— START OF DATA ROWS —

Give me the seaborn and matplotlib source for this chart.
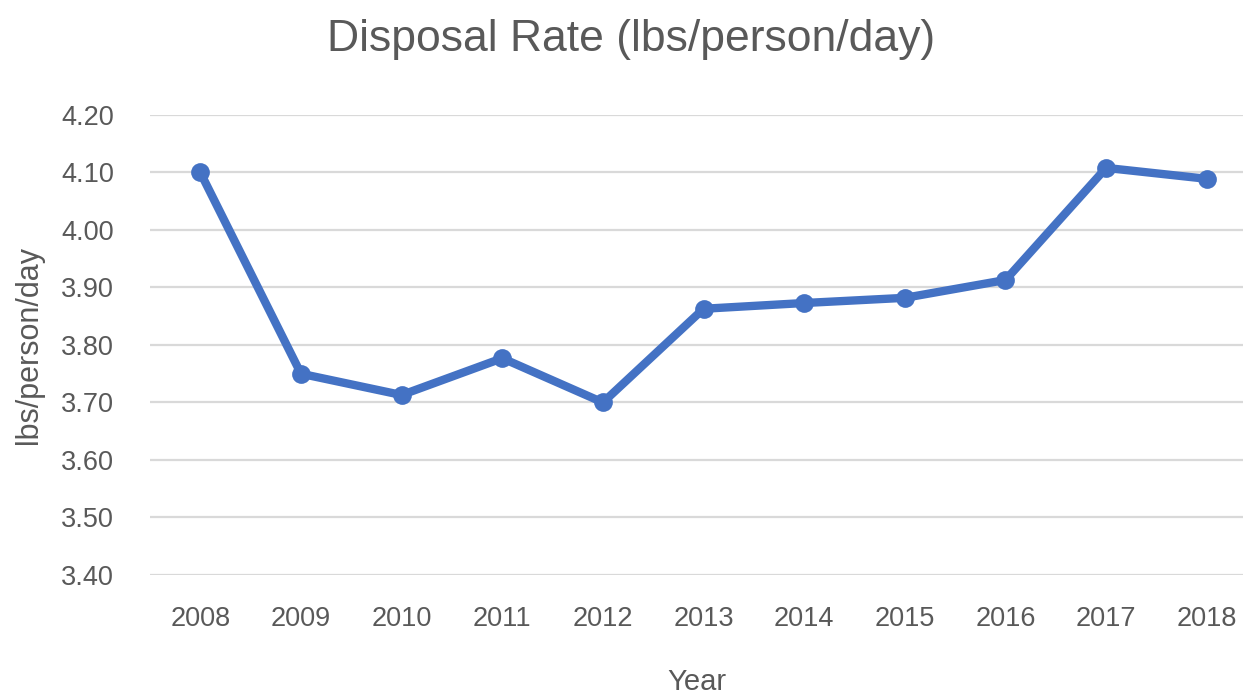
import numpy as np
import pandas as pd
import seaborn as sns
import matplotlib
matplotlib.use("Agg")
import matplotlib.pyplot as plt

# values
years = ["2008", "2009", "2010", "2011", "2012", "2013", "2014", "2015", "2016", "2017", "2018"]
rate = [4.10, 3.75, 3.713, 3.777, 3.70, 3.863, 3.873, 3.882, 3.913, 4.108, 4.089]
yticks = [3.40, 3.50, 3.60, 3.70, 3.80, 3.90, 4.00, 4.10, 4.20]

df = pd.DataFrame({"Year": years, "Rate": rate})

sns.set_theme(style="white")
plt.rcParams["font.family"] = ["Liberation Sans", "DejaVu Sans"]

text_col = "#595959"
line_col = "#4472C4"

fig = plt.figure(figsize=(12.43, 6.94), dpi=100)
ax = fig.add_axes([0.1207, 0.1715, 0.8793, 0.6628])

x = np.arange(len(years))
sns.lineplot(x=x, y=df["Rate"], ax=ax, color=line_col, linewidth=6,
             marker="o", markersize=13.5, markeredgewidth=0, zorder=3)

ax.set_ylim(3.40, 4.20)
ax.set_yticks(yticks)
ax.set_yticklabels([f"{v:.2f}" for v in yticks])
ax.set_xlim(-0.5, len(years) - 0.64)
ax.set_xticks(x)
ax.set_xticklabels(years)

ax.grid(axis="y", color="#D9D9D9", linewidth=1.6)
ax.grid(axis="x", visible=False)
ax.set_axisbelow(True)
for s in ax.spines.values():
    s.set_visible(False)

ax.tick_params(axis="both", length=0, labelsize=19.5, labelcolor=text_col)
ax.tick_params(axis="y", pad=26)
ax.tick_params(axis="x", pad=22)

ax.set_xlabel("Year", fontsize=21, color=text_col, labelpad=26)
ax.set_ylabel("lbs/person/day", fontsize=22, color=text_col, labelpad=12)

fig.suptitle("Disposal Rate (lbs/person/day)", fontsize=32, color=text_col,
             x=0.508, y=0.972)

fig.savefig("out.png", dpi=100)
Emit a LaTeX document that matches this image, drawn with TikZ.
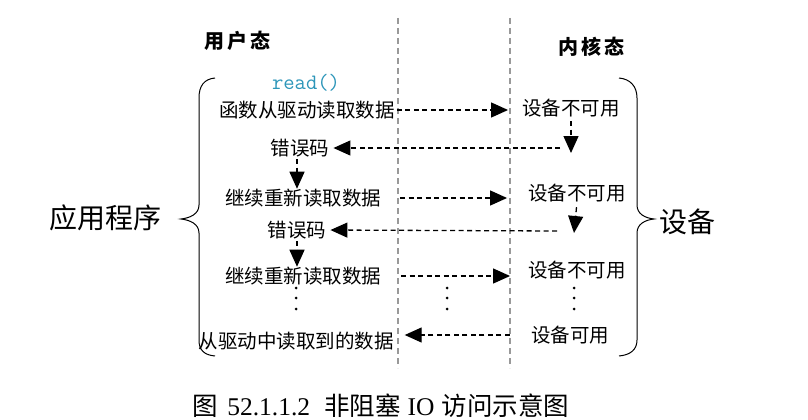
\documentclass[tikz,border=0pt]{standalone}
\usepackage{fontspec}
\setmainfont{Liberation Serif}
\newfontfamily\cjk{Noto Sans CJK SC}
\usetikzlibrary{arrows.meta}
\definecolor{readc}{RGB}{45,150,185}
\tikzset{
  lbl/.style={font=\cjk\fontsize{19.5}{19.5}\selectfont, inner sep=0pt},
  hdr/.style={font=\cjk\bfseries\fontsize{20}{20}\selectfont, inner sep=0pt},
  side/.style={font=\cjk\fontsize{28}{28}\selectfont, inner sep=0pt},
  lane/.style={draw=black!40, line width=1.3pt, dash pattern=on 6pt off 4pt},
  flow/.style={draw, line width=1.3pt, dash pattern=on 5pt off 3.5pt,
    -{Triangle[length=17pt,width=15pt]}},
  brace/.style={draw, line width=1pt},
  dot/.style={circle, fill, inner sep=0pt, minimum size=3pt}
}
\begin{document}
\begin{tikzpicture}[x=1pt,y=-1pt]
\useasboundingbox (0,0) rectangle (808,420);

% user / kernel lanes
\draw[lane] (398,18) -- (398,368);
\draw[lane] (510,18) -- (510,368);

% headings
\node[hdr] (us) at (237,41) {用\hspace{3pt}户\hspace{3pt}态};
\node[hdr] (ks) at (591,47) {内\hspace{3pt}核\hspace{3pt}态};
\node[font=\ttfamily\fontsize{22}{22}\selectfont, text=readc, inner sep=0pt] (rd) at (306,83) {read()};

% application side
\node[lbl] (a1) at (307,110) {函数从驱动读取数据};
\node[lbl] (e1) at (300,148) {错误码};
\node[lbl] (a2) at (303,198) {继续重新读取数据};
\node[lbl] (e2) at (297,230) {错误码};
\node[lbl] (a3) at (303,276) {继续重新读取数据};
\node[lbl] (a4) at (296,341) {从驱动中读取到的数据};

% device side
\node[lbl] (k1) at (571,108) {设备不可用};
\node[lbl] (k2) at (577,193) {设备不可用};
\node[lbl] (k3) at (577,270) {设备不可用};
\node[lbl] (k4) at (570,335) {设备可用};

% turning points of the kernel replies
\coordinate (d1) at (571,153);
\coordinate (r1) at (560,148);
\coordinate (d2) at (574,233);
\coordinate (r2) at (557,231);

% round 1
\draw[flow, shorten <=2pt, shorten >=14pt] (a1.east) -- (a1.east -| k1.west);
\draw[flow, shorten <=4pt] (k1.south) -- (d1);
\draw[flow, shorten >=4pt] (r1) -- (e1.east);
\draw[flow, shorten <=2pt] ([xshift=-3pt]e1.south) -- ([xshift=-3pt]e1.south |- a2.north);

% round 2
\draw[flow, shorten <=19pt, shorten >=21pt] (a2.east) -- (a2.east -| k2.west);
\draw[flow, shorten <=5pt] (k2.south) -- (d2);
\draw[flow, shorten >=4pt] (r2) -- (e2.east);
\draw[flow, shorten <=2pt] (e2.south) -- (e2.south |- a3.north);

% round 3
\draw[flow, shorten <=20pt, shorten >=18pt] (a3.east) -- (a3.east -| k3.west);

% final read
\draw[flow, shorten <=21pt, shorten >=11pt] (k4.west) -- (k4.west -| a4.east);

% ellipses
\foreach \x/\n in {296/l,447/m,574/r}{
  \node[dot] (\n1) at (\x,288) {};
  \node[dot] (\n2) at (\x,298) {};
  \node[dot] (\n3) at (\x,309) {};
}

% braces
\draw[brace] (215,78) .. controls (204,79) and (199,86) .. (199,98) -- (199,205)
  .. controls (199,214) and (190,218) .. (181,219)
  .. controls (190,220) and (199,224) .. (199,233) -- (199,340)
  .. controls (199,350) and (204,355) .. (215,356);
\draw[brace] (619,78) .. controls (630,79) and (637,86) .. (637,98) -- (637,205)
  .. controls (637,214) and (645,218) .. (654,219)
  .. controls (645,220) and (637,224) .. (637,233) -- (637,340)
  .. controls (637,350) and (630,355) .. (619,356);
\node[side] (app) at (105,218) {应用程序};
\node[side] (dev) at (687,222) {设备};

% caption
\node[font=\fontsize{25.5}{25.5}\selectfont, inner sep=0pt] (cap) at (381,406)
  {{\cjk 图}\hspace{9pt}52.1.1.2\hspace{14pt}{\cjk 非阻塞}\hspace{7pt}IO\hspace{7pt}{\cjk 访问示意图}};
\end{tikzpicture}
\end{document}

— END OF DATA ROWS —

STATED PROBLEM :: From the records above, give again only the part that opens with the line containing "Emit a LaTeX" and closes with the line containing "text=readc, inner sep=0pt]". Keep both ends but drop the pictures.

PROBLEM SOLUTION ::
Emit a LaTeX document that matches this image, drawn with TikZ.
\documentclass[tikz,border=0pt]{standalone}
\usepackage{fontspec}
\setmainfont{Liberation Serif}
\newfontfamily\cjk{Noto Sans CJK SC}
\usetikzlibrary{arrows.meta}
\definecolor{readc}{RGB}{45,150,185}
\tikzset{
  lbl/.style={font=\cjk\fontsize{19.5}{19.5}\selectfont, inner sep=0pt},
  hdr/.style={font=\cjk\bfseries\fontsize{20}{20}\selectfont, inner sep=0pt},
  side/.style={font=\cjk\fontsize{28}{28}\selectfont, inner sep=0pt},
  lane/.style={draw=black!40, line width=1.3pt, dash pattern=on 6pt off 4pt},
  flow/.style={draw, line width=1.3pt, dash pattern=on 5pt off 3.5pt,
    -{Triangle[length=17pt,width=15pt]}},
  brace/.style={draw, line width=1pt},
  dot/.style={circle, fill, inner sep=0pt, minimum size=3pt}
}
\begin{document}
\begin{tikzpicture}[x=1pt,y=-1pt]
\useasboundingbox (0,0) rectangle (808,420);

% user / kernel lanes
\draw[lane] (398,18) -- (398,368);
\draw[lane] (510,18) -- (510,368);

% headings
\node[hdr] (us) at (237,41) {用\hspace{3pt}户\hspace{3pt}态};
\node[hdr] (ks) at (591,47) {内\hspace{3pt}核\hspace{3pt}态};
\node[font=\ttfamily\fontsize{22}{22}\selectfont, text=readc, inner sep=0pt] (rd) at (306,83) {read()};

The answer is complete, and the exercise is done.